I’ve never been into boys. Ok let me correct that, I’ve been into guys for a very long time. But boys just never really did much for me. Wrestling them was too easy. Talking to them was too dull. Men were, and continue to be, what turns me on. Even as a boy, I remember my sexual fantasies and lust centered squarely on men weren’t ashamed to be over 40. Guys who couldn’t be intimidated by the gym. Guys who had no problem showing the results of their battle against aging. Maybe it was my first glimpse of Robert Conrad in Wild, Wild West. Or my uncle’s biceps that constantly threaten the seams of any short sleeved shirt he ever owned caused my infatuation with men and muscle. The combination of number birthdays and muscle were one of the few things that consistently have made me weak in the knees. Muscle Daddies evidently were my thing.

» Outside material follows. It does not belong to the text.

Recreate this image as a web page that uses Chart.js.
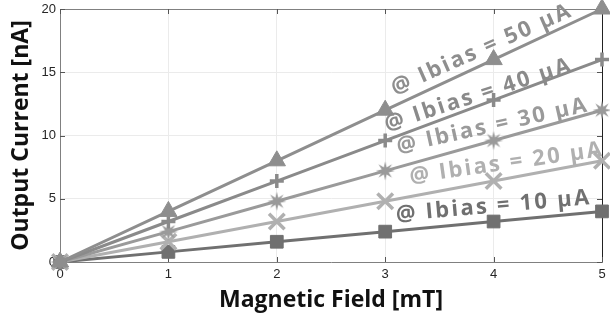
<!DOCTYPE html>
<html>
<head>
<meta charset="utf-8">
<script src="https://cdn.jsdelivr.net/npm/chart.js@4"></script>
<style>
html, body { margin: 0; padding: 0; background: #fff; }
#wrap { width: 610px; height: 322px; }
</style>
</head>
<body>
<div id="wrap"><canvas id="fieldChart" width="610" height="322"></canvas></div>
<script>
// Magnetic field steps [mT]
const fieldValues = [0, 1, 2, 3, 4, 5];

// Output current [nA] per bias current
const current50 = [0, 4, 8, 12, 16, 20];
const current40 = [0, 3.2, 6.4, 9.6, 12.8, 16];
const current30 = [0, 2.4, 4.8, 7.2, 9.6, 12];
const current20 = [0, 1.6, 3.2, 4.8, 6.4, 8];
const current10 = [0, 0.8, 1.6, 2.4, 3.2, 4];

const biasLabels = ['@ Ibias = 50 µA', '@ Ibias = 40 µA', '@ Ibias = 30 µA', '@ Ibias = 20 µA', '@ Ibias = 10 µA'];

const seriesColors = ['#8e8e8e', '#8a8a8a', '#9a9a9a', '#b0b0b0', '#707070'];

// where the inline labels sit (data coords) and their tilt in degrees
const labelSpots = [
    [3.88, 16.8, 24],
    [3.85, 13.2, 18],
    [3.98, 10.75, 12.5],
    [4.11, 7.8, 8],
    [3.99, 4.4, 5]
];

const toPoints = vals => vals.map((v, i) => ({ x: fieldValues[i], y: v }));

// small filled star used as marker for the 30 µA curve
function makeStar(color) {
    const c = document.createElement('canvas');
    c.width = 22;
    c.height = 22;
    const g = c.getContext('2d');
    g.fillStyle = color;
    g.beginPath();
    for (let k = 0; k < 16; k++) {
        const r = k % 2 === 0 ? 9.5 : 3.8;
        const ang = k * Math.PI / 8 - Math.PI / 2;
        const px = 11 + r * Math.cos(ang);
        const py = 11 + r * Math.sin(ang);
        if (k === 0) g.moveTo(px, py); else g.lineTo(px, py);
    }
    g.closePath();
    g.fill();
    return c;
}

const frameStyle = {
    id: 'frameStyle',
    beforeDatasetsDraw(chart) {
        const { ctx, chartArea: a, scales: { x, y } } = chart;
        ctx.save();
        ctx.lineWidth = 1;
        // top border
        ctx.strokeStyle = '#808080';
        ctx.beginPath();
        ctx.moveTo(a.left, a.top + 0.5);
        ctx.lineTo(a.right, a.top + 0.5);
        ctx.stroke();
        // right border
        ctx.strokeStyle = '#222';
        ctx.beginPath();
        ctx.moveTo(a.right + 0.5, a.top);
        ctx.lineTo(a.right + 0.5, a.bottom);
        ctx.stroke();
        // inward ticks on all four sides
        ctx.strokeStyle = '#555';
        const len = 5;
        x.ticks.forEach(t => {
            const px = Math.round(x.getPixelForValue(t.value)) + 0.5;
            ctx.beginPath();
            ctx.moveTo(px, a.bottom); ctx.lineTo(px, a.bottom - len);
            ctx.moveTo(px, a.top); ctx.lineTo(px, a.top + len);
            ctx.stroke();
        });
        y.ticks.forEach(t => {
            const py = Math.round(y.getPixelForValue(t.value)) + 0.5;
            ctx.beginPath();
            ctx.moveTo(a.left, py); ctx.lineTo(a.left + len, py);
            ctx.moveTo(a.right, py); ctx.lineTo(a.right - len, py);
            ctx.stroke();
        });
        ctx.restore();
    }
};

const inlineLabels = {
    id: 'inlineLabels',
    afterDatasetsDraw(chart) {
        const { ctx, scales: { x, y } } = chart;
        const targetLen = 194;
        ctx.save();
        ctx.font = 'bold 22px "Open Sans"';
        ctx.textAlign = 'center';
        ctx.textBaseline = 'middle';
        labelSpots.forEach((s, i) => {
            ctx.save();
            ctx.letterSpacing = '0px';
            const w = ctx.measureText(biasLabels[i]).width;
            const gap = Math.max(0, (targetLen - w) / (biasLabels[i].length - 1));
            ctx.letterSpacing = gap.toFixed(2) + 'px';
            ctx.translate(x.getPixelForValue(s[0]) + gap / 2, y.getPixelForValue(s[1]));
            ctx.rotate(-s[2] * Math.PI / 180);
            ctx.fillStyle = seriesColors[i];
            ctx.fillText(biasLabels[i], 0, 0);
            ctx.restore();
        });
        ctx.restore();
    }
};

const ctx = document.getElementById('fieldChart');

new Chart(ctx, {
    type: 'line',
    data: {
        datasets: [
            { label: biasLabels[0], data: toPoints(current50), pointStyle: 'triangle', pointRadius: 10, pointBorderWidth: 1 },
            { label: biasLabels[1], data: toPoints(current40), pointStyle: 'cross', pointRadius: 7, pointBorderWidth: 3.5 },
            { label: biasLabels[2], data: toPoints(current30), pointStyle: makeStar(seriesColors[2]), pointRadius: 9, pointBorderWidth: 0 },
            { label: biasLabels[3], data: toPoints(current20), pointStyle: 'crossRot', pointRadius: 11, pointBorderWidth: 3.5 },
            { label: biasLabels[4], data: toPoints(current10), pointStyle: 'rect', pointRadius: 9, pointBorderWidth: 1 }
        ].map((d, i) => Object.assign(d, {
            borderColor: seriesColors[i],
            backgroundColor: seriesColors[i],
            pointBackgroundColor: seriesColors[i],
            pointBorderColor: seriesColors[i],
            borderWidth: 3,
            tension: 0,
            clip: false
        }))
    },
    options: {
        responsive: false,
        animation: false,
        layout: {
            autoPadding: false,
            padding: { top: 9, right: 8, left: 0, bottom: 0 }
        },
        plugins: {
            legend: { display: false },
            tooltip: { enabled: false }
        },
        scales: {
            x: {
                type: 'linear',
                min: 0,
                max: 5,
                afterFit(scale) {
                    scale.height = 60;
                    scale.paddingLeft = 0;
                    scale.paddingRight = 0;
                },
                ticks: {
                    stepSize: 1,
                    padding: 5,
                    color: '#262626',
                    font: { family: 'Liberation Sans', size: 13 }
                },
                grid: { color: '#ebebeb', drawTicks: false },
                border: { color: '#808080', width: 1 },
                title: {
                    display: true,
                    text: 'Magnetic Field [mT]',
                    color: '#111',
                    font: { family: 'Open Sans', size: 23, weight: 'bold' },
                    padding: { top: 0, bottom: 8 }
                }
            },
            y: {
                min: 0,
                max: 20,
                afterFit(scale) {
                    scale.width = 60;
                    scale.paddingTop = 0;
                    scale.paddingBottom = 0;
                },
                ticks: {
                    stepSize: 5,
                    padding: 4,
                    color: '#262626',
                    font: { family: 'Liberation Sans', size: 13 }
                },
                grid: { color: '#ebebeb', drawTicks: false },
                border: { color: '#808080', width: 1 },
                title: {
                    display: true,
                    text: 'Output Current [nA]',
                    color: '#111',
                    font: { family: 'Open Sans', size: 23, weight: 'bold' },
                    padding: { top: 8, bottom: 0 }
                }
            }
        }
    },
    plugins: [frameStyle, inlineLabels]
});
</script>
</body>
</html>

My wrestling coach, back in the day, didn’t help matters. At 5’8” his height wasn’t ever intimidating to me. But those biceps. Those lats. The legs. No other teacher ever challenged him. And I’m betting I’m not the only wrestler ever on this team to bone up over him. Even in my 30’s I recall some of my hottest romps and matches with guys well into their 50’s. One man in particular, Ian totally hit all my hot buttons. We met at the gym and I noticed him immediately standing in locker room in just the gym-issued towel. He had abs of a 25 year old athlete and the face of a 55 year old professor. He inspired me to a great workout that day. To my surprise, 90 minutes later he was still in the locker room. And happy to see me. We wrestled the next day and the intensity and power and sweat defied his age. And snagged me hard. But sadly, he was off to return to Dallas that evening.

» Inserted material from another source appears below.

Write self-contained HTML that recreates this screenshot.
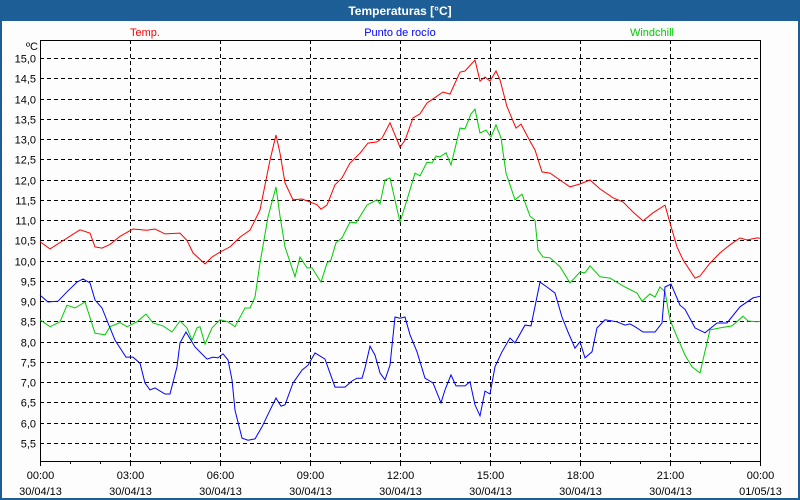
<!DOCTYPE html>
<html><head><meta charset="utf-8"><style>
html,body{margin:0;padding:0;background:#fff}
svg{display:block;font-family:"Liberation Sans",sans-serif}
</style></head><body>
<svg id="chart" width="800" height="500" viewBox="0 0 800 500">
<rect x="0" y="0" width="800" height="500" fill="#fcfdfc"/>
<rect x="1" y="1" width="798" height="498" fill="none" stroke="#1d5e96" stroke-width="2"/>
<rect x="0" y="0" width="800" height="21" fill="#1d5e96"/>
<text x="400" y="15" text-anchor="middle" fill="#fff" font-size="12" font-weight="bold">Temperaturas [°C]</text>
<text x="145" y="36" text-anchor="middle" fill="#ff0000" font-size="11">Temp.</text>
<text x="400" y="36" text-anchor="middle" fill="#0000ff" font-size="11">Punto de rocío</text>
<text x="652" y="36" text-anchor="middle" fill="#00cc00" font-size="11">Windchill</text>
<text x="38" y="50" text-anchor="end" fill="#000" font-size="11">ºC</text>
<g id="grid"></g>
<g id="axes"></g>
<g id="series"></g>
</svg>
<script>
const yTicks = [5.5,6.0,6.5,7.0,7.5,8.0,8.5,9.0,9.5,10.0,10.5,11.0,11.5,12.0,12.5,13.0,13.5,14.0,14.5,15.0];
const xTickHours = [0,3,6,9,12,15,18,21,24];
const xTickTimes = ["00:00","03:00","06:00","09:00","12:00","15:00","18:00","21:00","00:00"];
const xTickDates = ["30/04/13","30/04/13","30/04/13","30/04/13","30/04/13","30/04/13","30/04/13","30/04/13","01/05/13"];

const tempTimes = [0,20,80,100,110,124,140,160,186,214,230,250,280,294,306,330,344,360,380,400,420,440,460,472,480,490,506,524,554,562,574,590,604,620,640,656,674,684,700,720,730,746,760,774,786,806,820,840,850,870,880,890,900,912,920,934,952,962,980,990,1004,1020,1040,1060,1080,1100,1120,1146,1166,1186,1206,1226,1250,1260,1274,1286,1310,1320,1340,1360,1380,1400,1414,1434,1440];
const tempVals = [10.47,10.29,10.76,10.68,10.34,10.31,10.4,10.6,10.78,10.75,10.78,10.66,10.68,10.5,10.19,9.92,10.09,10.21,10.34,10.58,10.75,11.25,12.48,13.1,12.65,11.92,11.5,11.52,11.38,11.27,11.37,11.87,12.04,12.41,12.65,12.9,12.93,13.02,13.4,12.8,12.97,13.52,13.62,13.89,13.99,14.16,14.11,14.65,14.68,14.95,14.43,14.53,14.43,14.68,14.46,13.8,13.27,13.37,12.95,12.73,12.19,12.16,11.99,11.82,11.89,11.99,11.77,11.55,11.45,11.2,10.98,11.18,11.37,10.93,10.34,10.02,9.57,9.62,9.94,10.19,10.39,10.56,10.51,10.56,10.55];

const dewTimes = [0,16,36,54,74,86,100,110,124,136,150,172,186,200,210,220,230,250,260,274,280,292,310,334,346,356,366,376,384,390,404,416,430,444,460,472,482,490,506,524,536,550,570,590,610,624,634,644,650,660,670,680,690,700,710,720,730,740,754,770,786,802,810,822,832,850,860,870,880,890,900,910,924,940,950,970,982,1000,1014,1030,1044,1056,1070,1080,1090,1104,1114,1130,1154,1170,1180,1190,1206,1230,1244,1250,1262,1280,1290,1310,1330,1354,1374,1400,1426,1440];
const dewVals = [9.15,8.98,9.0,9.23,9.47,9.55,9.45,9.03,8.83,8.46,8.04,7.62,7.62,7.47,6.98,6.81,6.86,6.71,6.71,7.38,7.97,8.24,7.87,7.57,7.62,7.6,7.7,7.55,7.06,6.31,5.62,5.57,5.6,5.9,6.31,6.61,6.41,6.44,6.98,7.3,7.42,7.72,7.57,6.88,6.88,7.03,7.1,7.1,7.35,7.89,7.67,7.23,7.06,7.42,8.61,8.58,8.61,8.17,7.75,7.1,6.98,6.49,6.81,7.18,6.91,6.91,7.01,6.44,6.17,6.78,6.71,7.38,7.75,8.09,7.97,8.41,8.39,9.47,9.35,9.2,8.61,8.24,7.84,8.0,7.6,7.75,8.34,8.54,8.49,8.41,8.44,8.37,8.24,8.24,8.46,9.35,9.42,8.9,8.8,8.34,8.22,8.46,8.46,8.86,9.08,9.12];

const windTimes = [0,20,40,54,70,90,110,130,140,160,174,194,212,226,246,264,280,294,304,314,320,330,344,360,376,390,410,420,430,440,456,472,480,490,510,520,534,544,562,574,582,592,604,620,632,654,674,680,690,700,720,734,750,760,774,784,792,800,812,822,840,850,862,870,880,892,902,912,922,932,940,950,964,980,990,996,1006,1020,1040,1060,1080,1090,1100,1120,1140,1170,1194,1204,1220,1230,1240,1250,1260,1274,1290,1304,1320,1340,1360,1384,1406,1416,1434,1440];
const windVals = [8.54,8.37,8.49,8.9,8.83,8.98,8.21,8.17,8.37,8.47,8.37,8.49,8.68,8.46,8.39,8.24,8.51,8.34,8.04,8.34,8.37,7.94,8.34,8.54,8.49,8.37,8.83,8.83,9.1,9.94,11.08,11.82,11.1,10.34,9.6,10.09,9.82,9.82,9.47,9.94,10.02,10.44,10.56,10.95,10.93,11.37,11.5,11.4,11.99,12.04,10.95,11.5,12.16,12.09,12.43,12.41,12.58,12.56,12.66,12.36,13.27,13.25,13.62,13.74,13.15,13.22,13.05,13.35,13.03,12.16,11.87,11.5,11.64,11.1,11.0,10.26,10.09,10.07,9.85,9.45,9.72,9.7,9.87,9.6,9.57,9.35,9.2,9.0,9.18,9.1,9.35,9.23,8.54,8.12,7.67,7.38,7.23,8.29,8.34,8.39,8.63,8.51,8.49,8.5];

const NS = "http://www.w3.org/2000/svg";
const X0 = 40, X1 = 760, YTOP = 40, YBOT = 461;
function xScale(min){ return X0 + (min/1440)*(X1-X0); }
function yScale(v){ return 58 + (15 - v) * ((443-58)/9.5); }
function mk(tag, attrs, parent){ const e=document.createElementNS(NS,tag); for(const k in attrs) e.setAttribute(k,attrs[k]); parent.appendChild(e); return e; }

const grid = document.getElementById('grid');
yTicks.forEach(v=>{
  const y = Math.round(yScale(v))+0.5;
  const l = mk('line',{x1:X0,x2:X1,y1:y,y2:y,stroke:'#000','stroke-dasharray':'4,3','stroke-width':1},grid);
  
  
  const t = mk('text',{x:36,y:y+4,'text-anchor':'end','font-size':11,fill:'#000'},grid);
  t.textContent = v.toFixed(1).replace('.',',');
  
  
});
xTickHours.forEach((h,i)=>{
  const x = Math.round(xScale(h*60))+0.5;
  if(h>0 && h<24){
    const l = mk('line',{x1:x,x2:x,y1:YTOP,y2:YBOT,stroke:'#000','stroke-dasharray':'4,3','stroke-width':1},grid);
    
    
  }
  const t1 = mk('text',{x:x,y:479,'text-anchor':'middle','font-size':11,fill:'#000'},grid);
  t1.textContent = xTickTimes[i];
  
  
  const t2 = mk('text',{x:x,y:495,'text-anchor':'middle','font-size':11,fill:'#000'},grid);
  t2.textContent = xTickDates[i];
  
  
});
const axes = document.getElementById('axes');
const frame = mk('rect',{x:X0+0.5,y:YTOP+0.5,width:X1-X0,height:YBOT-YTOP,fill:'none',stroke:'#000','stroke-width':1},axes);


for(let h=0; h<=24; h++){
  const x = Math.round(xScale(h*60))+0.5;
  const tk = mk('line',{x1:x,x2:x,y1:YBOT,y2:YBOT+(h%3===0?5:3),stroke:'#000','stroke-width':1},axes);
  
  
}
const series = document.getElementById('series');
function drawLine(times, vals, color, name){
  const pts = times.map((t,i)=> xScale(t).toFixed(1)+','+yScale(vals[i]).toFixed(1)).join(' ');
  const p = mk('polyline',{points:pts,fill:'none',stroke:color,'stroke-width':1},series);
  
  
}
drawLine(windTimes, windVals, '#00cc00', 'windchill-line');
drawLine(tempTimes, tempVals, '#ff0000', 'temp-line');
drawLine(dewTimes, dewVals, '#0000ff', 'dewpoint-line');
</script>
</body></html>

Fast forward to now when I am the one who have tallied up the birthdays and find myself north of 50. Like my idols from my youth, I’m committed to the gym. I love working out and I’m determined to keep it up. And what I like about MeetFighters is that there’s no shortage of guys who inspire me. This isn’t a group of boys. It’ been who still look good. Still wrestle…and wrestle hard in one of the most challenging sports there is. I look around at the guys who are older than me who still inspire me. One guy in particular has been a friend for years. We’ve helped each other through high and lows in life and have always been there for each other. In his late 50’s he asked for my help in getting back into the gym. I shared my workout routines. He followed them. Improved them. And showed more commitment than even me. In less than a year his body morphed into something special. Now at 62 he’s back in the gym and pushing himself harder than most 26 year olds. And I like that our relationship has changed and morphed along with his physical changes. I’ve happily climbed off of the pedestal he put me on. And I am thrilled to see him achieve his goals and turn heads. I’m proud of him and proud of the countless other men who keep fighting the fight. Keep building and defining and making age a badge of honor. To me, you’re all Power Studs.